### WHAT THE EXERCISE ASKS
Without including the pictures, copy out every line below.

╔══

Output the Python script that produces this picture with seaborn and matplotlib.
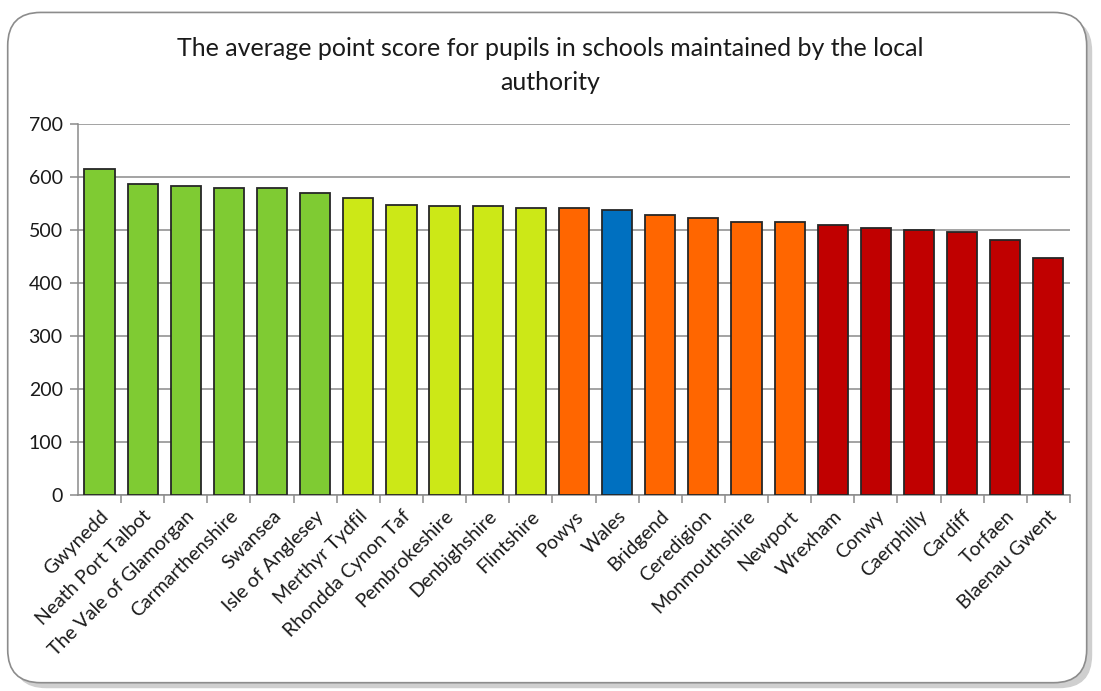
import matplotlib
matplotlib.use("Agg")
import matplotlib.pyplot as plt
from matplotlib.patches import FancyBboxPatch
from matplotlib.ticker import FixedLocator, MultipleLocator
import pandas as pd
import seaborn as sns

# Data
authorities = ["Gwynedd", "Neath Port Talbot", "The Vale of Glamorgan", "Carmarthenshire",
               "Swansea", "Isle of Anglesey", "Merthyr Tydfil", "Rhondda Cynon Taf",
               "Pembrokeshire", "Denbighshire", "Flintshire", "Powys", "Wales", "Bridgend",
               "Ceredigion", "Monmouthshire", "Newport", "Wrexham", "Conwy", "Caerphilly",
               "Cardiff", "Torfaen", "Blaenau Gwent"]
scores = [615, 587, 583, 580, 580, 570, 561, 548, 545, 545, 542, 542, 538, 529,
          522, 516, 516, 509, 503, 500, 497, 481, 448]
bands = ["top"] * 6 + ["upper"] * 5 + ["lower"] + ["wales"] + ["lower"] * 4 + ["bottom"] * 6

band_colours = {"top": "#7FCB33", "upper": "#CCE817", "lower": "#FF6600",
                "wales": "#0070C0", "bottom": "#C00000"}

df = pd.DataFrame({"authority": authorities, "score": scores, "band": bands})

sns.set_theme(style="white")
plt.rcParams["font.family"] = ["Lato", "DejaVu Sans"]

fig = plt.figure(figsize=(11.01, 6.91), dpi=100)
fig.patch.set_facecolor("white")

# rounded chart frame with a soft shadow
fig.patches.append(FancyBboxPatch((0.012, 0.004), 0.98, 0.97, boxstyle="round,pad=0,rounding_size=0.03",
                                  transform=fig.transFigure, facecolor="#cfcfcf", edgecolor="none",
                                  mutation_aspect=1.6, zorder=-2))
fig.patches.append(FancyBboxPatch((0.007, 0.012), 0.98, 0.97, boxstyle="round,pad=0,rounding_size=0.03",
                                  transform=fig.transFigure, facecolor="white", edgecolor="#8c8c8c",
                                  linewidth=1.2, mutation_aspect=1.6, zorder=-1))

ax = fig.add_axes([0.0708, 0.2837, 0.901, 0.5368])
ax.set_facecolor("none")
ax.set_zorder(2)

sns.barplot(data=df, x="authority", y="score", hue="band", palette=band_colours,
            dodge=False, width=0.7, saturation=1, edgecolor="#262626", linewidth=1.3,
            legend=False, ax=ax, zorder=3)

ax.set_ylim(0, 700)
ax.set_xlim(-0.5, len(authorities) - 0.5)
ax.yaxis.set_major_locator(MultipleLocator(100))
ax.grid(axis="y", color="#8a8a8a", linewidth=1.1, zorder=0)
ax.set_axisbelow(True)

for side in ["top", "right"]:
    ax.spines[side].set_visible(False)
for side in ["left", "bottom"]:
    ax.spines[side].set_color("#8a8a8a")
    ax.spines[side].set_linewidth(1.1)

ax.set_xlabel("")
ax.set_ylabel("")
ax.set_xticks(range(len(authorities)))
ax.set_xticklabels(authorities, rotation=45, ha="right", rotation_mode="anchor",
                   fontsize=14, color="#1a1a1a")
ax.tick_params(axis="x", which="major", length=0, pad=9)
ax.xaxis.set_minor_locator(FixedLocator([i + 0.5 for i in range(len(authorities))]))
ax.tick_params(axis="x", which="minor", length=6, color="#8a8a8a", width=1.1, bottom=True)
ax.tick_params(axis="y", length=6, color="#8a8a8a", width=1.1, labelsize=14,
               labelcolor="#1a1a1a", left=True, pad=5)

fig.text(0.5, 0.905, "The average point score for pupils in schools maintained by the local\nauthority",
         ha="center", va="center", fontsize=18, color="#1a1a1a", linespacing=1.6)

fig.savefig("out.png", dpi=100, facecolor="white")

╚══

### PROBLEM SOLUTION
Output the Python script that produces this picture with seaborn and matplotlib.
import matplotlib
matplotlib.use("Agg")
import matplotlib.pyplot as plt
from matplotlib.patches import FancyBboxPatch
from matplotlib.ticker import FixedLocator, MultipleLocator
import pandas as pd
import seaborn as sns

# Data
authorities = ["Gwynedd", "Neath Port Talbot", "The Vale of Glamorgan", "Carmarthenshire",
               "Swansea", "Isle of Anglesey", "Merthyr Tydfil", "Rhondda Cynon Taf",
               "Pembrokeshire", "Denbighshire", "Flintshire", "Powys", "Wales", "Bridgend",
               "Ceredigion", "Monmouthshire", "Newport", "Wrexham", "Conwy", "Caerphilly",
               "Cardiff", "Torfaen", "Blaenau Gwent"]
scores = [615, 587, 583, 580, 580, 570, 561, 548, 545, 545, 542, 542, 538, 529,
          522, 516, 516, 509, 503, 500, 497, 481, 448]
bands = ["top"] * 6 + ["upper"] * 5 + ["lower"] + ["wales"] + ["lower"] * 4 + ["bottom"] * 6

band_colours = {"top": "#7FCB33", "upper": "#CCE817", "lower": "#FF6600",
                "wales": "#0070C0", "bottom": "#C00000"}

df = pd.DataFrame({"authority": authorities, "score": scores, "band": bands})

sns.set_theme(style="white")
plt.rcParams["font.family"] = ["Lato", "DejaVu Sans"]

fig = plt.figure(figsize=(11.01, 6.91), dpi=100)
fig.patch.set_facecolor("white")

# rounded chart frame with a soft shadow
fig.patches.append(FancyBboxPatch((0.012, 0.004), 0.98, 0.97, boxstyle="round,pad=0,rounding_size=0.03",
                                  transform=fig.transFigure, facecolor="#cfcfcf", edgecolor="none",
                                  mutation_aspect=1.6, zorder=-2))
fig.patches.append(FancyBboxPatch((0.007, 0.012), 0.98, 0.97, boxstyle="round,pad=0,rounding_size=0.03",
                                  transform=fig.transFigure, facecolor="white", edgecolor="#8c8c8c",
                                  linewidth=1.2, mutation_aspect=1.6, zorder=-1))

ax = fig.add_axes([0.0708, 0.2837, 0.901, 0.5368])
ax.set_facecolor("none")
ax.set_zorder(2)

sns.barplot(data=df, x="authority", y="score", hue="band", palette=band_colours,
            dodge=False, width=0.7, saturation=1, edgecolor="#262626", linewidth=1.3,
            legend=False, ax=ax, zorder=3)

ax.set_ylim(0, 700)
ax.set_xlim(-0.5, len(authorities) - 0.5)
ax.yaxis.set_major_locator(MultipleLocator(100))
ax.grid(axis="y", color="#8a8a8a", linewidth=1.1, zorder=0)
ax.set_axisbelow(True)

for side in ["top", "right"]:
    ax.spines[side].set_visible(False)
for side in ["left", "bottom"]:
    ax.spines[side].set_color("#8a8a8a")
    ax.spines[side].set_linewidth(1.1)

ax.set_xlabel("")
ax.set_ylabel("")
ax.set_xticks(range(len(authorities)))
ax.set_xticklabels(authorities, rotation=45, ha="right", rotation_mode="anchor",
                   fontsize=14, color="#1a1a1a")
ax.tick_params(axis="x", which="major", length=0, pad=9)
ax.xaxis.set_minor_locator(FixedLocator([i + 0.5 for i in range(len(authorities))]))
ax.tick_params(axis="x", which="minor", length=6, color="#8a8a8a", width=1.1, bottom=True)
ax.tick_params(axis="y", length=6, color="#8a8a8a", width=1.1, labelsize=14,
               labelcolor="#1a1a1a", left=True, pad=5)

fig.text(0.5, 0.905, "The average point score for pupils in schools maintained by the local\nauthority",
         ha="center", va="center", fontsize=18, color="#1a1a1a", linespacing=1.6)

fig.savefig("out.png", dpi=100, facecolor="white")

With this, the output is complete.